* [Entries with chart source code]:
▬▬▬▬▬▬▬▬▬▬
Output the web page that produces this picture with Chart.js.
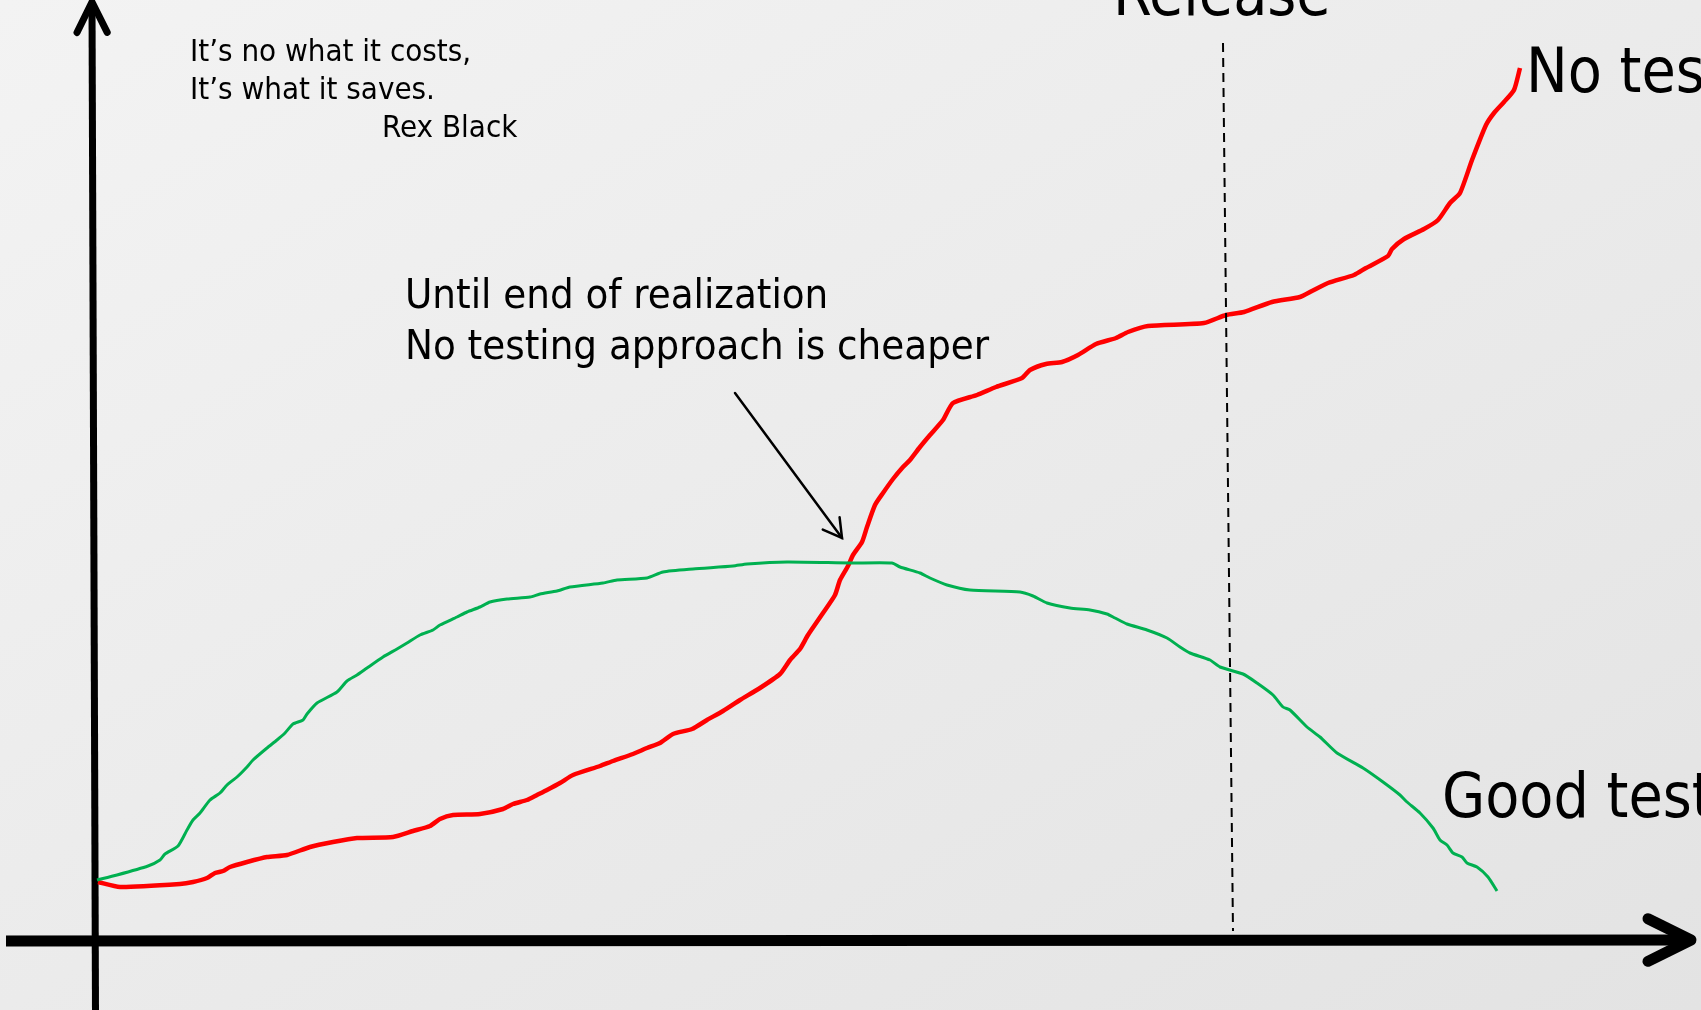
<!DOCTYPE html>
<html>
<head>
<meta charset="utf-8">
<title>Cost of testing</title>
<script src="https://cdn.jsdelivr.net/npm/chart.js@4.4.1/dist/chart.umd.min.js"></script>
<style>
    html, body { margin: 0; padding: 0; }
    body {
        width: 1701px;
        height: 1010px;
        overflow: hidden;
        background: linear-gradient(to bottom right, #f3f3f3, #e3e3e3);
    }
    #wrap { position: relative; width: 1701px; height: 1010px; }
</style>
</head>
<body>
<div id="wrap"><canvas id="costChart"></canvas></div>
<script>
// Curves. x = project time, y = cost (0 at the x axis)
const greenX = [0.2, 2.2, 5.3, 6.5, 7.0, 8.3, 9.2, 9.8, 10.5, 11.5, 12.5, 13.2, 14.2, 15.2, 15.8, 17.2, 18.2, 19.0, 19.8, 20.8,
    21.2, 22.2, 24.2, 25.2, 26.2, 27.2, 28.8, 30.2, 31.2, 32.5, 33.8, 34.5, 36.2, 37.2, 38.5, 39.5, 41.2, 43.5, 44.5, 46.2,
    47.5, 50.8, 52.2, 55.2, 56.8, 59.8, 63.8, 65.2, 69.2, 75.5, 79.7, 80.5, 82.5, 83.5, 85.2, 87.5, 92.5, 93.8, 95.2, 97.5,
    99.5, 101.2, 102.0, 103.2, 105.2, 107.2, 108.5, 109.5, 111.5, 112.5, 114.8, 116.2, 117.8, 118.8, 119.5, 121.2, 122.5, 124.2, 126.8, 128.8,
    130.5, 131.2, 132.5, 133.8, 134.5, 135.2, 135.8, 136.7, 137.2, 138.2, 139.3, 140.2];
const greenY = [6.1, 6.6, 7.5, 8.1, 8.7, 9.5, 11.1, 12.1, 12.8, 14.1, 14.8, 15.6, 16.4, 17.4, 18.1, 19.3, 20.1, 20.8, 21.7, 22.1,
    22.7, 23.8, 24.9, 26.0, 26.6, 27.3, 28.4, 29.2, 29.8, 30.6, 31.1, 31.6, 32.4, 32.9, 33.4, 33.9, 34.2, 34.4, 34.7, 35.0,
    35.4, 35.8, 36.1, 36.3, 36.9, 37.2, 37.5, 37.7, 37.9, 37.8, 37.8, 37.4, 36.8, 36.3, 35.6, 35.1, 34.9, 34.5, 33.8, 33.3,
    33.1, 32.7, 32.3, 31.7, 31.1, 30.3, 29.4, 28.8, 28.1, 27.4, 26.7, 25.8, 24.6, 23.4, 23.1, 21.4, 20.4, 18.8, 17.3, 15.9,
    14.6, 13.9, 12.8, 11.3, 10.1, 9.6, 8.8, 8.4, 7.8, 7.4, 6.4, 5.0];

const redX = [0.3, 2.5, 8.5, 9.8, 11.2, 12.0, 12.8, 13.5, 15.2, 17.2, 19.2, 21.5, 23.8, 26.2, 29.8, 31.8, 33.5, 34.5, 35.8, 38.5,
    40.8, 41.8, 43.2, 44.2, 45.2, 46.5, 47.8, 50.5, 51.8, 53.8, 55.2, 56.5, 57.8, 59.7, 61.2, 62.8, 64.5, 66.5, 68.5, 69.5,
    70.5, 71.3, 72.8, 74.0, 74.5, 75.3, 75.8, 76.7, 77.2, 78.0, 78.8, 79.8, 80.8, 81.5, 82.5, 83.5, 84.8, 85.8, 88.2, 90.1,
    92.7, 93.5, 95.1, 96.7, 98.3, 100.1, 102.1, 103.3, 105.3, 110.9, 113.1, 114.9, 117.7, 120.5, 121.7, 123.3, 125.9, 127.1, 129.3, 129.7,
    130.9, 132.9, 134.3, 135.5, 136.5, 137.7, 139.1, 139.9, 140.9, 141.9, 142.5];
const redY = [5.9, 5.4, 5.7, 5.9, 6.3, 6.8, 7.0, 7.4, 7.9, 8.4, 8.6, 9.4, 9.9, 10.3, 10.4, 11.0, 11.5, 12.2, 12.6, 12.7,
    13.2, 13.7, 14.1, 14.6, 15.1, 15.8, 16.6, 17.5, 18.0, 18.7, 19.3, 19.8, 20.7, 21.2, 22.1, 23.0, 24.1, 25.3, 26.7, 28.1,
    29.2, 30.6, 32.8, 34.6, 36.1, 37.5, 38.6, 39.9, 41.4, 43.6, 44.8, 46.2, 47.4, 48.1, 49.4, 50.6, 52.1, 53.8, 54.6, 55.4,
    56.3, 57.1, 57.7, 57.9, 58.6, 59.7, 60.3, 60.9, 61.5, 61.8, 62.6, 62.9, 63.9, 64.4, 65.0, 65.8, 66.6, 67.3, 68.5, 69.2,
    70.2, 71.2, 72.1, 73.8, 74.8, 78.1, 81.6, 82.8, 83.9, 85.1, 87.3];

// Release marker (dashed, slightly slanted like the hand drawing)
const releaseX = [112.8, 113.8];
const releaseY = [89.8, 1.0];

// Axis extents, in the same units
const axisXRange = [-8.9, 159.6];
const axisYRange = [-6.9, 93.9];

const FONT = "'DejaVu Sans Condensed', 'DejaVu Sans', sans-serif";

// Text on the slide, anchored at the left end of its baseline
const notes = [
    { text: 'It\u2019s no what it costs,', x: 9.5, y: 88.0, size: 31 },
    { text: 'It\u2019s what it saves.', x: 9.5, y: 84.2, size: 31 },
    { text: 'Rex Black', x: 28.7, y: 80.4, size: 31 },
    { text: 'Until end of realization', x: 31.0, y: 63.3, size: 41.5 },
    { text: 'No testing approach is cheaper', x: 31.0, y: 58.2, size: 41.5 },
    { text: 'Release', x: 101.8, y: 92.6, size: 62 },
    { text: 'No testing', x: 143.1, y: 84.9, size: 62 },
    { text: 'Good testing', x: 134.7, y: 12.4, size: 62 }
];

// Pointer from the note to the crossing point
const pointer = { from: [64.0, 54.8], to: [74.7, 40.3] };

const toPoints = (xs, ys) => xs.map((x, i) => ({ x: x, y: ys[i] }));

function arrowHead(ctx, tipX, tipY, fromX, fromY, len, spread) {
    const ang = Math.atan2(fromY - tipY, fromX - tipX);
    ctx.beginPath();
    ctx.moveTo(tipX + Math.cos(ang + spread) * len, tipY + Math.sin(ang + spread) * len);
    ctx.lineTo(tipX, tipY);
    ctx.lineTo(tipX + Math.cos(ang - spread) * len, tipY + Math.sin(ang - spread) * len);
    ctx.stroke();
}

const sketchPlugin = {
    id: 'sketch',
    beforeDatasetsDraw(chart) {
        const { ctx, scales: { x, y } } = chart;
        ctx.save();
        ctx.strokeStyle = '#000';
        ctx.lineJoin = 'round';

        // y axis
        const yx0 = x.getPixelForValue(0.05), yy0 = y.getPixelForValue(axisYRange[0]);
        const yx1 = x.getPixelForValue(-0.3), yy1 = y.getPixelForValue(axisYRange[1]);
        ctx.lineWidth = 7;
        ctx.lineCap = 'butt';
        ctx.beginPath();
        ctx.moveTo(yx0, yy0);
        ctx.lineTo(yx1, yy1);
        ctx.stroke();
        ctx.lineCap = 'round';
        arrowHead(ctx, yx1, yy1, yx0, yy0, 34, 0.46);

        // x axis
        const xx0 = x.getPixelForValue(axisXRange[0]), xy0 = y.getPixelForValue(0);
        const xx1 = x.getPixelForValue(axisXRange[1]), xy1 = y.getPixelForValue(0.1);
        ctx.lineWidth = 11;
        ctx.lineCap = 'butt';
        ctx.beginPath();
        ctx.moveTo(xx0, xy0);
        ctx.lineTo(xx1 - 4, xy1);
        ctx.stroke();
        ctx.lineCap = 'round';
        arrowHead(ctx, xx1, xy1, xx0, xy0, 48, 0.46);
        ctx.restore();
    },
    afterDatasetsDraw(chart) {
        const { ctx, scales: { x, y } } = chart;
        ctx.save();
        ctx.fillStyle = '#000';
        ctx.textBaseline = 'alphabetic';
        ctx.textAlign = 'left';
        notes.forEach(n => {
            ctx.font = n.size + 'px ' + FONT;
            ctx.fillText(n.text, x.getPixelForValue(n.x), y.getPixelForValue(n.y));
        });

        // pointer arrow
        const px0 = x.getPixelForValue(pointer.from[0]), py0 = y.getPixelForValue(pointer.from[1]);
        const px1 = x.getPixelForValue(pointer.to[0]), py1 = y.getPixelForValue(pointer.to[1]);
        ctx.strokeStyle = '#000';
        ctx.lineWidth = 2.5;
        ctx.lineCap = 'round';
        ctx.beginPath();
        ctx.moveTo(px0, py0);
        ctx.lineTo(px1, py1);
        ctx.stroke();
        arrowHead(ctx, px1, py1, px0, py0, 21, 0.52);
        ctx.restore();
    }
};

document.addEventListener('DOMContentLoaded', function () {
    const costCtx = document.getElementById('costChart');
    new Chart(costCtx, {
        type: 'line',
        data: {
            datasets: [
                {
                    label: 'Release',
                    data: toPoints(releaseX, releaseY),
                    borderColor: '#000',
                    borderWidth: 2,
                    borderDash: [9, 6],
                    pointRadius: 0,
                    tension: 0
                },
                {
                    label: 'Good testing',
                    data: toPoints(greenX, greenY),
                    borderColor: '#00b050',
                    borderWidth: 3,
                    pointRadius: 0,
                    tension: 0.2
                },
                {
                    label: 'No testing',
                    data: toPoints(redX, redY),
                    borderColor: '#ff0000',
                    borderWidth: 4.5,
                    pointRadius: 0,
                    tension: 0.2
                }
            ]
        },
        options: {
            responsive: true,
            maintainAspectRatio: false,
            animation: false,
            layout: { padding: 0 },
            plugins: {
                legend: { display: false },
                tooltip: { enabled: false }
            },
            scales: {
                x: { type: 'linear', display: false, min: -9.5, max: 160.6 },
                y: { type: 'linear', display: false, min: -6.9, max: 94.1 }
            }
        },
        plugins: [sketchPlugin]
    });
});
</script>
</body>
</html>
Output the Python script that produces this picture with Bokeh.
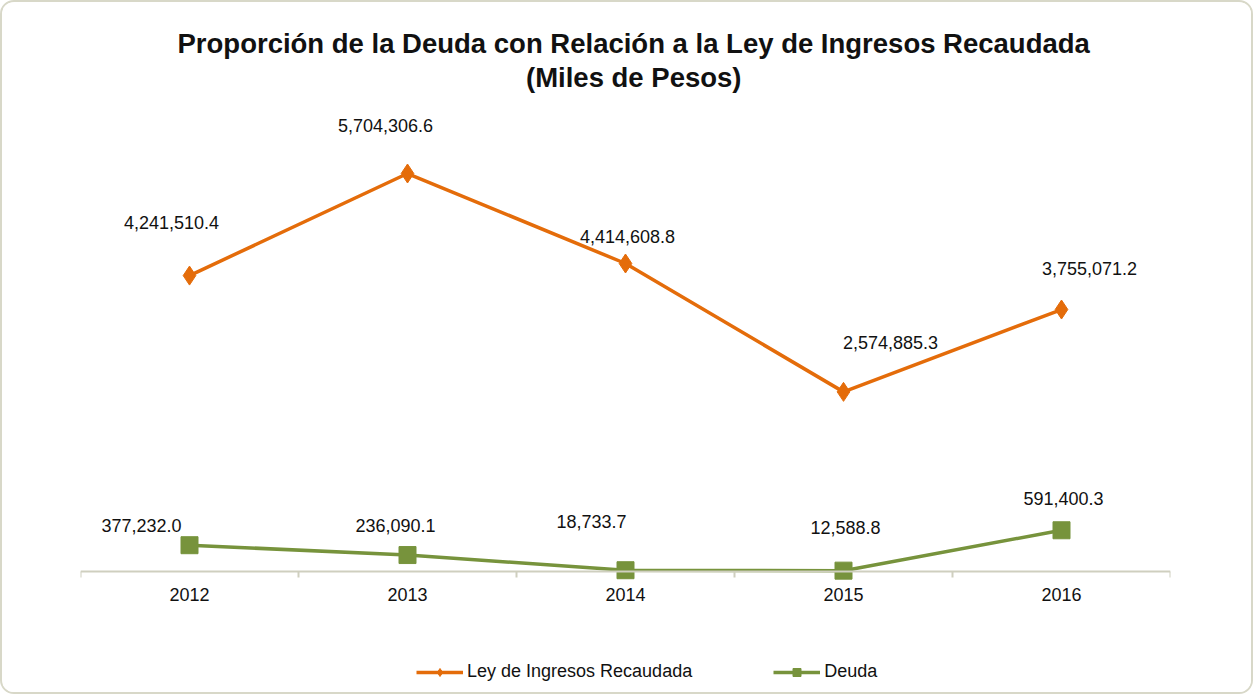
▬▬▬▬▬▬▬▬▬▬
* [What the task asks]: The lines from the start of the entries above through the one containing "7.4, 6.4, 5.0];" are to be retyped exactly, and no others. Pictures are left out.

* [Answer to the task]:
Output the web page that produces this picture with Chart.js.
<!DOCTYPE html>
<html>
<head>
<meta charset="utf-8">
<title>Cost of testing</title>
<script src="https://cdn.jsdelivr.net/npm/chart.js@4.4.1/dist/chart.umd.min.js"></script>
<style>
    html, body { margin: 0; padding: 0; }
    body {
        width: 1701px;
        height: 1010px;
        overflow: hidden;
        background: linear-gradient(to bottom right, #f3f3f3, #e3e3e3);
    }
    #wrap { position: relative; width: 1701px; height: 1010px; }
</style>
</head>
<body>
<div id="wrap"><canvas id="costChart"></canvas></div>
<script>
// Curves. x = project time, y = cost (0 at the x axis)
const greenX = [0.2, 2.2, 5.3, 6.5, 7.0, 8.3, 9.2, 9.8, 10.5, 11.5, 12.5, 13.2, 14.2, 15.2, 15.8, 17.2, 18.2, 19.0, 19.8, 20.8,
    21.2, 22.2, 24.2, 25.2, 26.2, 27.2, 28.8, 30.2, 31.2, 32.5, 33.8, 34.5, 36.2, 37.2, 38.5, 39.5, 41.2, 43.5, 44.5, 46.2,
    47.5, 50.8, 52.2, 55.2, 56.8, 59.8, 63.8, 65.2, 69.2, 75.5, 79.7, 80.5, 82.5, 83.5, 85.2, 87.5, 92.5, 93.8, 95.2, 97.5,
    99.5, 101.2, 102.0, 103.2, 105.2, 107.2, 108.5, 109.5, 111.5, 112.5, 114.8, 116.2, 117.8, 118.8, 119.5, 121.2, 122.5, 124.2, 126.8, 128.8,
    130.5, 131.2, 132.5, 133.8, 134.5, 135.2, 135.8, 136.7, 137.2, 138.2, 139.3, 140.2];
const greenY = [6.1, 6.6, 7.5, 8.1, 8.7, 9.5, 11.1, 12.1, 12.8, 14.1, 14.8, 15.6, 16.4, 17.4, 18.1, 19.3, 20.1, 20.8, 21.7, 22.1,
    22.7, 23.8, 24.9, 26.0, 26.6, 27.3, 28.4, 29.2, 29.8, 30.6, 31.1, 31.6, 32.4, 32.9, 33.4, 33.9, 34.2, 34.4, 34.7, 35.0,
    35.4, 35.8, 36.1, 36.3, 36.9, 37.2, 37.5, 37.7, 37.9, 37.8, 37.8, 37.4, 36.8, 36.3, 35.6, 35.1, 34.9, 34.5, 33.8, 33.3,
    33.1, 32.7, 32.3, 31.7, 31.1, 30.3, 29.4, 28.8, 28.1, 27.4, 26.7, 25.8, 24.6, 23.4, 23.1, 21.4, 20.4, 18.8, 17.3, 15.9,
    14.6, 13.9, 12.8, 11.3, 10.1, 9.6, 8.8, 8.4, 7.8, 7.4, 6.4, 5.0];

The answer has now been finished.